[Listed entries]
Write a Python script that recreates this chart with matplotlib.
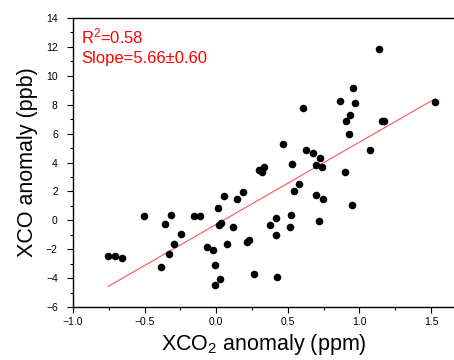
import numpy as np
import matplotlib
matplotlib.use("Agg")
import matplotlib.pyplot as plt
from matplotlib.ticker import MultipleLocator

plt.rcParams['font.family'] = ['Liberation Sans', 'DejaVu Sans']
plt.rcParams['mathtext.fontset'] = 'custom'
plt.rcParams['mathtext.rm'] = 'Liberation Sans'
plt.rcParams['mathtext.it'] = 'Liberation Sans:italic'

# XCO2 anomaly (ppm) vs XCO anomaly (ppb)
xco2 = [-0.756, -0.707, -0.66, -0.505, -0.358, -0.318, -0.386, -0.327, -0.295, -0.246,
        -0.157, -0.112, -0.067, -0.026, -0.007, -0.007, 0.026, 0.015, 0.017, 0.03,
        0.053, 0.073, 0.114, 0.143, 0.185, 0.216, 0.228, 0.262, 0.297, 0.334,
        0.316, 0.545, 0.578, 0.696, 0.745, 0.95, 0.376, 0.416, 0.524, 0.515,
        0.416, 0.716, 0.425, 0.896, 1.135, 0.955, 0.866, 0.966, 0.607, 0.936,
        0.905, 1.155, 1.172, 0.926, 1.528, 0.466, 0.625, 0.676, 0.725, 1.075,
        0.695, 0.737, 0.526]
xco = [-2.45, -2.45, -2.63, 0.28, -0.23, 0.40, -3.24, -2.33, -1.63, -0.93,
       0.28, 0.28, -1.82, -2.04, -3.12, -4.45, -4.04, 0.87, -0.30, -0.20,
       1.68, -1.63, -0.43, 1.47, 1.96, -1.53, -1.36, -3.74, 3.48, 3.71,
       3.37, 2.05, 2.49, 1.78, 1.45, 1.06, -0.33, 0.18, 0.39, -0.43,
       -1.04, -0.03, -3.92, 3.34, 11.88, 9.17, 8.29, 8.1, 7.78, 7.28,
       6.9, 6.9, 6.9, 5.98, 8.2, 5.28, 4.88, 4.68, 4.29, 4.88,
       3.82, 3.67, 3.9]

x = np.array(xco2)
y = np.array(xco)
slope, intercept = np.polyfit(x, y, 1)
xf = np.array([x.min(), x.max()])

fig = plt.figure(figsize=(4.54, 3.6), dpi=100)
ax = fig.add_axes([0.161, 0.147, 0.839, 0.803])

ax.scatter(x, y, s=30, color='black', zorder=3, linewidths=0)
ax.plot(xf, slope*xf + intercept, color='#ff5555', lw=0.8, zorder=2)

ax.set_xlim(-1.0, 1.66)
ax.set_ylim(-6, 14)
ax.xaxis.set_major_locator(MultipleLocator(0.5))
ax.xaxis.set_minor_locator(MultipleLocator(0.25))
ax.yaxis.set_major_locator(MultipleLocator(2))
ax.yaxis.set_minor_locator(MultipleLocator(1))
ax.tick_params(which='both', direction='out', labelsize=7.5, top=False, right=False, width=0.8)
ax.tick_params(which='major', length=4)
ax.tick_params(which='minor', length=2.5)
ax.tick_params(axis='y', which='major', pad=7)
ax.spines['right'].set_visible(False)
for s in ['left', 'bottom', 'top']:
    ax.spines[s].set_linewidth(1.0)

ax.set_xlabel('XCO$_2$ anomaly (ppm)', fontsize=15.5, labelpad=3)
ax.set_ylabel('XCO anomaly (ppb)', fontsize=15.5, labelpad=6)

ax.text(0.021, 0.913, 'R$^2$=0.58', color='red', fontsize=12, transform=ax.transAxes)
ax.text(0.021, 0.844, 'Slope=5.66\u00b10.60', color='red', fontsize=12, transform=ax.transAxes)

fig.savefig('out.png', dpi=100)
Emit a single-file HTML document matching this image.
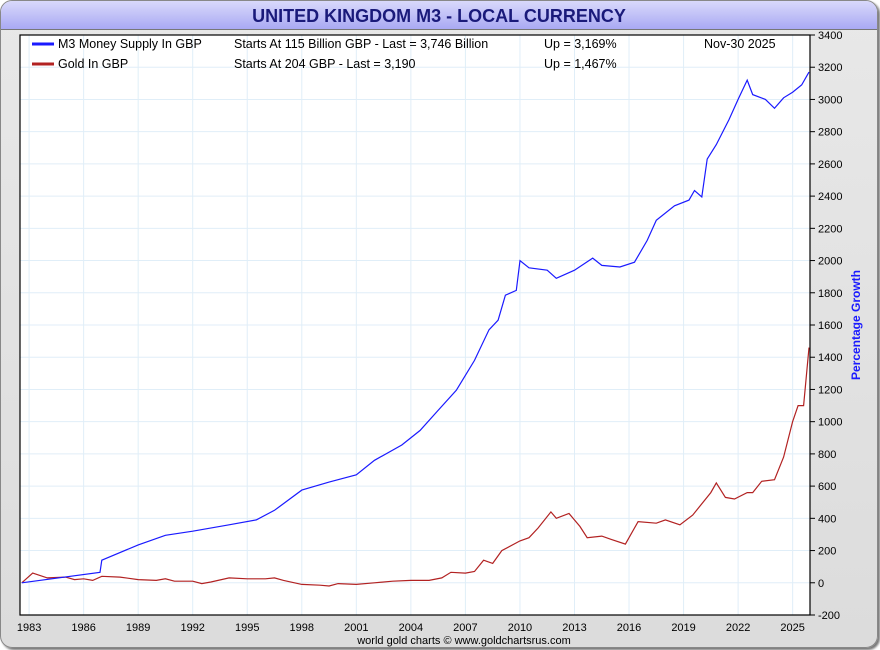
<!DOCTYPE html>
<html><head><meta charset="utf-8"><style>
html,body{margin:0;padding:0;background:#fff}
#frame{position:absolute;left:0;top:0;width:876px;height:646px;border:1px solid #888;border-radius:12px;background:linear-gradient(#e8e8e8,#dcdcdc);overflow:hidden;box-shadow:2px 2px 2px #777}
#title{position:absolute;left:0;top:0;width:876px;height:28px;background:linear-gradient(#d9d9fb,#a9a9f3);border-bottom:1px solid #777;text-align:center;font:bold 18px "Liberation Sans",sans-serif;color:#1a1a7a;line-height:30px}
svg{position:absolute;left:0;top:0}
text{font-family:"Liberation Sans",sans-serif}
</style></head><body>
<div id="frame">
<div id="title">UNITED KINGDOM M3 - LOCAL CURRENCY</div>
</div>
<svg id="chart" width="880" height="650"></svg>
<script>
const m3Years=[1982.6,1986.9,1987.0,1989,1990.5,1992,1994,1995.5,1996.5,1998,1999.5,2001,2002,2003.5,2004.5,2005.5,2006.5,2007.5,2008.3,2008.8,2009.2,2009.8,2010,2010.5,2011.5,2012,2013,2014,2014.5,2015.5,2016.3,2017,2017.5,2018.5,2019.3,2019.6,2020,2020.3,2020.8,2021.5,2022,2022.5,2022.8,2023.5,2024,2024.5,2025,2025.5,2025.9];
const m3Values=[0,65,140,235,295,320,360,390,450,575,625,670,760,855,945,1070,1195,1380,1570,1630,1785,1815,2000,1955,1940,1890,1940,2015,1970,1960,1990,2125,2250,2340,2375,2435,2395,2630,2720,2875,3000,3120,3030,3000,2945,3010,3045,3090,3170];
const goldYears=[1982.6,1983.2,1984,1985,1985.5,1986,1986.5,1987,1988,1989,1990,1990.5,1991,1992,1992.5,1993,1994,1995,1996,1996.5,1997,1998,1999,1999.5,2000,2001,2002,2003,2004,2005,2005.7,2006.2,2007,2007.5,2008,2008.5,2009,2010,2010.5,2011,2011.7,2012,2012.7,2013.3,2013.7,2014.5,2015,2015.8,2016.5,2017.5,2018,2018.8,2019.5,2020.5,2020.8,2021.3,2021.8,2022.5,2022.8,2023.3,2024,2024.5,2025,2025.3,2025.6,2025.9];
const goldValues=[0,60,30,35,20,25,15,40,35,20,15,25,10,10,-5,5,30,25,25,30,15,-10,-15,-20,-5,-10,0,10,15,15,30,65,60,70,140,120,200,260,280,340,440,400,430,350,280,290,270,240,380,370,390,360,420,560,620,530,520,560,560,630,640,780,1000,1100,1100,1460];
const yTicks=[-200,0,200,400,600,800,1000,1200,1400,1600,1800,2000,2200,2400,2600,2800,3000,3200,3400];
const xTicks=[1983,1986,1989,1992,1995,1998,2001,2004,2007,2010,2013,2016,2019,2022,2025];
const L=20,R=810,T=35,B=615;
const x=v=>L+(v-1982.5)*18.18;
const y=v=>B-(v+200)*(B-T)/3600;
const svg=document.getElementById('chart');
const NS='http://www.w3.org/2000/svg';
function mk(tag,attrs,txt){const e=document.createElementNS(NS,tag);for(const k in attrs)e.setAttribute(k,attrs[k]);if(txt!==undefined)e.textContent=txt;svg.appendChild(e);return e;}
let bg=mk('rect',{x:L,y:T,width:R-L,height:B-T,fill:'#fff'});


yTicks.forEach(t=>{
 let g=mk('line',{x1:L,x2:R,y1:y(t),y2:y(t),stroke:'#e0eef8','stroke-width':1});
 
 
 let tk=mk('line',{x1:R,x2:R+5,y1:y(t),y2:y(t),stroke:'#000'});
 
 
 let lb=mk('text',{x:R+8,y:y(t)+4,'font-size':11,fill:'#000'},t);
 
 
});
xTicks.forEach(t=>{
 let g=mk('line',{x1:x(t),x2:x(t),y1:T,y2:B,stroke:'#e0eef8','stroke-width':1});
 
 
 let lb=mk('text',{x:x(t),y:B+16,'font-size':11,'text-anchor':'middle',fill:'#000'},t);
 
 
});
function line(xs,vs,color,name){
 let d=xs.map((v,i)=>(i?'L':'M')+x(v).toFixed(1)+','+y(vs[i]).toFixed(1)).join('');
 let p=mk('path',{d:d,fill:'none',stroke:color,'stroke-width':1.2});
 
 
}
line(goldYears,goldValues,'#b22222','gold-line');
line(m3Years,m3Values,'#1a1aff','m3-line');
let bd=mk('rect',{x:L,y:T,width:R-L,height:B-T,fill:'none',stroke:'#000','stroke-width':1.2});


let lg1=mk('line',{x1:32,x2:54,y1:44,y2:44,stroke:'#1a1aff','stroke-width':3});


let lg2=mk('line',{x1:32,x2:54,y1:64,y2:64,stroke:'#b22222','stroke-width':3});


[[58,48,'M3 Money Supply In GBP','legend-m3-label'],[234,48,'Starts At 115 Billion GBP - Last = 3,746 Billion','legend-m3-range'],[544,48,'Up = 3,169%','legend-m3-growth'],[704,48,'Nov-30  2025','legend-date'],
 [58,68,'Gold In GBP','legend-gold-label'],[234,68,'Starts At 204 GBP - Last = 3,190','legend-gold-range'],[544,68,'Up = 1,467%','legend-gold-growth']].forEach(a=>{
 let t=mk('text',{x:a[0],y:a[1],'font-size':12.5,fill:'#000','xml:space':'preserve'},a[2]);
 
 
});
let yt=mk('text',{x:860,y:325,'font-size':12,'font-weight':'bold',fill:'#1a1aff','text-anchor':'middle',transform:'rotate(-90 860 325)'},'Percentage Growth');


let ft=mk('text',{x:464,y:644,'font-size':11,fill:'#000','text-anchor':'middle'},'world gold charts © www.goldchartsrus.com');


</script>
</body></html>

[Written instruction]
From the first line of the entries above down to the line holding "plt.rcParams['mathtext.it'] = 'Liberation", quote each line exactly and nothing else, skipping pictures.

[Solved exercise]
Write a Python script that recreates this chart with matplotlib.
import numpy as np
import matplotlib
matplotlib.use("Agg")
import matplotlib.pyplot as plt
from matplotlib.ticker import MultipleLocator

plt.rcParams['font.family'] = ['Liberation Sans', 'DejaVu Sans']
plt.rcParams['mathtext.fontset'] = 'custom'
plt.rcParams['mathtext.rm'] = 'Liberation Sans'
plt.rcParams['mathtext.it'] = 'Liberation Sans:italic'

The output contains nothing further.